One thing more, though.  Verse 14 shows us that even as God is pleased with our self-awareness of smallness, He is just as pleased to satisfy us with His steadfast love which leads to great joy.  Smallness like this and joy go together.

Watch the conventions, but once they end, turn the channel to consider the majestic work of God and there is where you’ll find answers to your questions.

What’s the deal with polls, anyway?

A new poll is out today – found it on Drudge: Obama – 45%, McCain – 44%. (Check it out: Gallup daily poll.) This is part of an inane daily presidential tracking poll. There is a cultural fascination with things like this. I’ve actually been interviewed by Gallup but not for this poll. If you read the Gallup poll you’ll see that this is considered a “statistical tie” and that means who’s reportedly on top doesn’t actually matter – it’s too close to tell. But the graphic on that site indicates its been like this for a while. The “so-what” factor has kicked in for me.

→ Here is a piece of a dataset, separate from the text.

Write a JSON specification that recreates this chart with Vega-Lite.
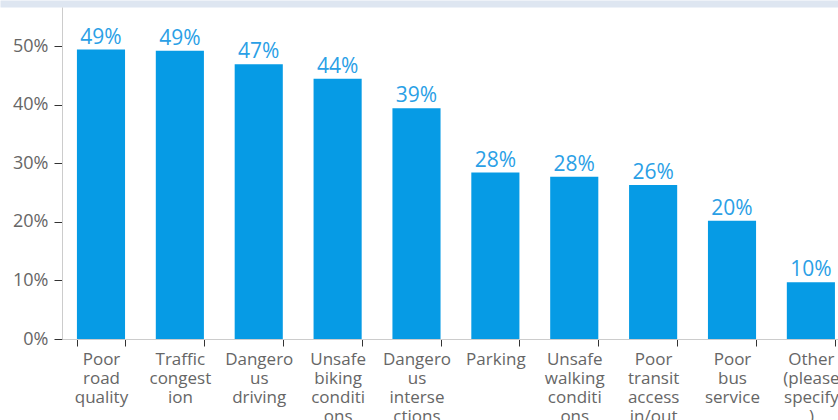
{
  "$schema": "https://vega.github.io/schema/vega-lite/v6.json",
  "width": 776,
  "height": 332,
  "autosize": {"type": "none"},
  "padding": {"left": 62, "top": 7, "right": 0, "bottom": 81},
  "background": "white",
  "config": {"view": {"stroke": null}, "font": "Open Sans"},
  "data": {
    "values": [
      {"category": "Poor road quality", "value": 0.494},
      {"category": "Traffic congestion", "value": 0.492},
      {"category": "Dangerous driving", "value": 0.469},
      {"category": "Unsafe biking conditions", "value": 0.444},
      {"category": "Dangerous intersections", "value": 0.394},
      {"category": "Parking", "value": 0.284},
      {"category": "Unsafe walking conditions", "value": 0.277},
      {"category": "Poor transit access in/out", "value": 0.263},
      {"category": "Poor bus service", "value": 0.202},
      {"category": "Other (please specify)", "value": 0.097}
    ]
  },
  "layer": [
    {
      "layer": [
        {
          "mark": {"type": "bar", "color": "#069be5"},
          "encoding": {
            "x": {
              "field": "category",
              "type": "nominal",
              "sort": null,
              "scale": {"paddingInner": 0.39, "paddingOuter": 0.114, "align": 0.83},
              "axis": {
                "title": null,
                "labelAngle": 0,
                "domainColor": "#cccccc",
                "tickColor": "#333333",
                "tickSize": 7,
                "tickBand": "extent",
                "labelColor": "#666666",
                "labelFontSize": 17,
                "labelLineHeight": 19,
                "labelPadding": 5,
                "labelOverlap": false,
                "labelBound": false,
                "labelExpr": "{'Poor road quality': ['Poor','road','quality'], 'Traffic congestion': ['Traffic','congest','ion'], 'Dangerous driving': ['Dangero','us','driving'], 'Unsafe biking conditions': ['Unsafe','biking','conditi','ons'], 'Dangerous intersections': ['Dangero','us','interse','ctions'], 'Parking': ['Parking'], 'Unsafe walking conditions': ['Unsafe','walking','conditi','ons'], 'Poor transit access in/out': ['Poor','transit','access','in/out'], 'Poor bus service': ['Poor','bus','service'], 'Other (please specify)': ['Other','(please','specify',')']}[datum.value]"
              }
            },
            "y": {
              "field": "value",
              "type": "quantitative",
              "scale": {"domain": [0, 0.5666], "nice": false},
              "axis": {
                "title": null,
                "values": [0, 0.1, 0.2, 0.3, 0.4, 0.5],
                "format": ".0%",
                "grid": false,
                "domainColor": "#cccccc",
                "tickColor": "#333333",
                "tickSize": 8,
                "labelColor": "#666666",
                "labelFontSize": 18,
                "labelPadding": 6
              }
            }
          }
        },
        {
          "mark": {"type": "text", "baseline": "bottom", "dy": -2, "fontSize": 21, "color": "#2aa0e6"},
          "encoding": {
            "x": {"field": "category", "type": "nominal", "sort": null},
            "y": {"field": "value", "type": "quantitative"},
            "text": {"field": "value", "type": "quantitative", "format": ".0%"}
          }
        }
      ]
    },
    {
      "mark": {"type": "rule", "opacity": 0},
      "encoding": {
        "x": {
          "field": "category",
          "type": "nominal",
          "sort": null,
          "scale": {"range": [-62, 776]},
          "axis": {
            "orient": "top",
            "title": null,
            "labels": false,
            "ticks": false,
            "domainColor": "#dee6f1",
            "domainWidth": 7,
            "offset": 3.5
          }
        }
      }
    }
  ],
  "resolve": {"scale": {"x": "independent"}, "axis": {"x": "independent"}}
}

Is the fascination with polls driven by us – the “poll-ee’s” or by the pollers? Do we love to see whether our beliefs are out of whack with everyone else? Or do the pollers just like to feel on top? There’s probably a dozen reasons in either direction.

What if my beliefs were out of whack with everyone else’s? On a national election, I think it may not be so significant; I really don’t have to tell anybody anything. But, surely what you believe differs from your neighbor or co-worker, friend or even spouse on some issue. Then what? Do you act as the “neighborhood George Gallup” and poll your buddies and then change what you believe? Why would you do that?

There’s a fear of conviction in our culture. People are afraid to believe in something and you can tell whether you’re afraid by how many (or how few) people actually know what you believe. There’s a fear of people in our culture.

Well, that’s not really accurate. If I steal $50 from you, you will have no issues with conviction then. If I build a fence in your back yard, your words will come. If I t-bone you on the highway and then drive away screaming obscenities at you, then, well, that’s easy.

What about if I suggested that you should give money to a church instead of buy a new car? Or, write an editorial about rampant inner city crime? Or picket an abortion clinic? Then what? You may just waffle. You may cave to peer pressure.

Are we only willing to hold to principles when they’re “safe” according to our culture? Popularity is a big deal in your life. The problem is that many times what is right is not popular. If our commitment is to be mainstream (whatever that means) then we will waste our lives.